Biosynthesis of amorpha-4,11-diene, a precursor of the antimalarial agent artemisinin, in Escherichia coli through introducing mevalonate pathway.
- Author:
Tao WU
1
;
Shengming WU
;
Qing YIN
;
Hongmei DAI
;
Shulong LI
;
Fangting DONG
;
Bilian CHEN
;
Hongqing FANG
Author Information
1. College of Life Science, Fujian Normal University, Fuzhou 350108, China
- Publication Type:Journal Article
- MeSH:
Alkyl and Aryl Transferases;
genetics;
Antimalarials;
metabolism;
Artemisinins;
metabolism;
Enterococcus faecalis;
genetics;
Escherichia coli;
genetics;
metabolism;
Metabolic Engineering;
methods;
Phosphotransferases (Alcohol Group Acceptor);
metabolism;
Sesquiterpenes;
metabolism;
Transformation, Bacterial
- From:
Chinese Journal of Biotechnology
2011;27(7):1040-1048
- CountryChina
- Language:Chinese
-
Abstract:
Artemisinin-based combination therapies (ACTs) are recommended to be the most effective therapies for the first-line treatment of uncomplicated falciparum malaria.
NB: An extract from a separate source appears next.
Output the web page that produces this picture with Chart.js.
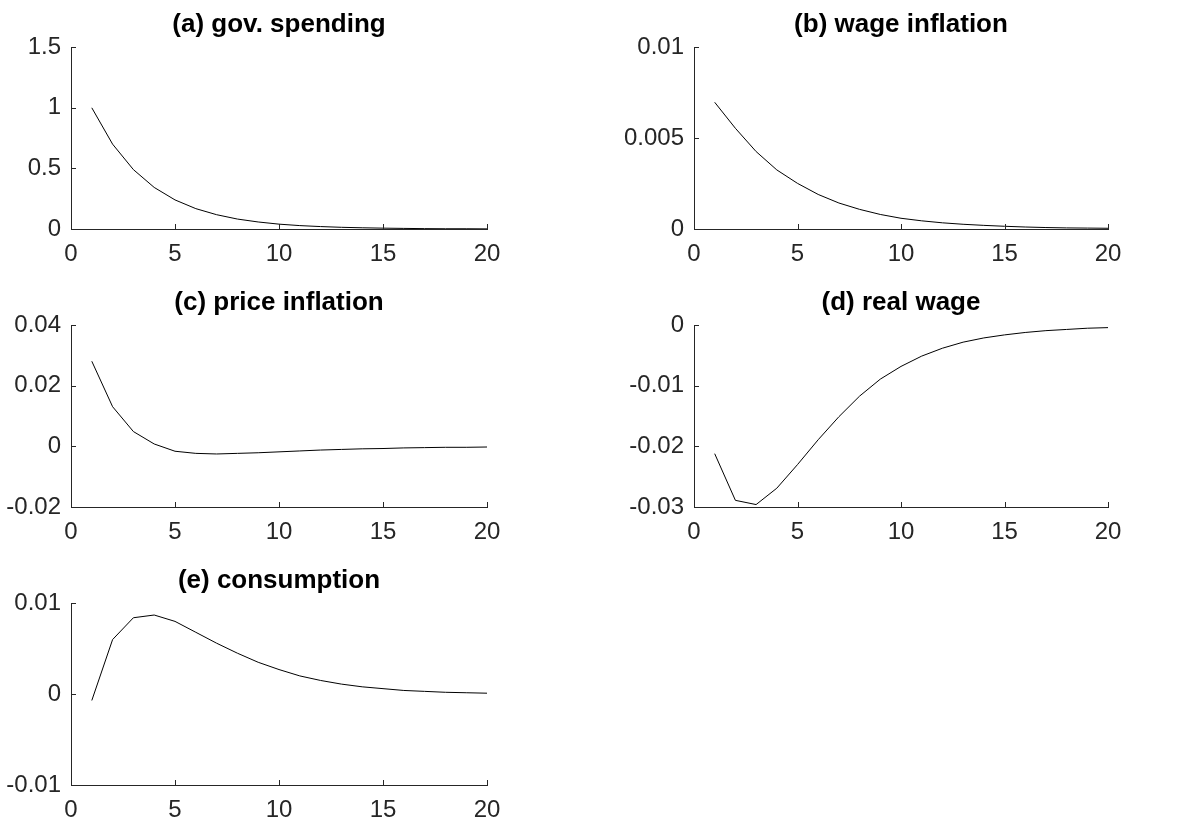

However, artemisinin is often in short supply and unaffordable to most malaria patients, which limits the wide use of ACTs. Production of amorpha-4,11-diene, an artemisinin precursor, was investigated by engineering a heterologous isoprenoid biosynthetic pathway in Escherichia coli. The production of amorpha-4,11-diene was achieved by expression of a synthetic amorpha-4,11-diene synthase gene in Escherichia coli DHGT7 and further improved by about 13.3 fold through introducing the mevalonate pathway from Enterococcus faecalis. After eliminating three pathway bottlenecks including amorpha-4,11-diene synthase, HMG-CoA reducase and mevalonate kinase by optimizing the metabolic flux, the yield of amorpha-4,11-diene was increased by nearly 7.2 fold and reached at 235 mg/L in shaking flask culture. In conclusion, an engineered Escherichia coli was constructed for high-level production of amorpha-4,11-diene.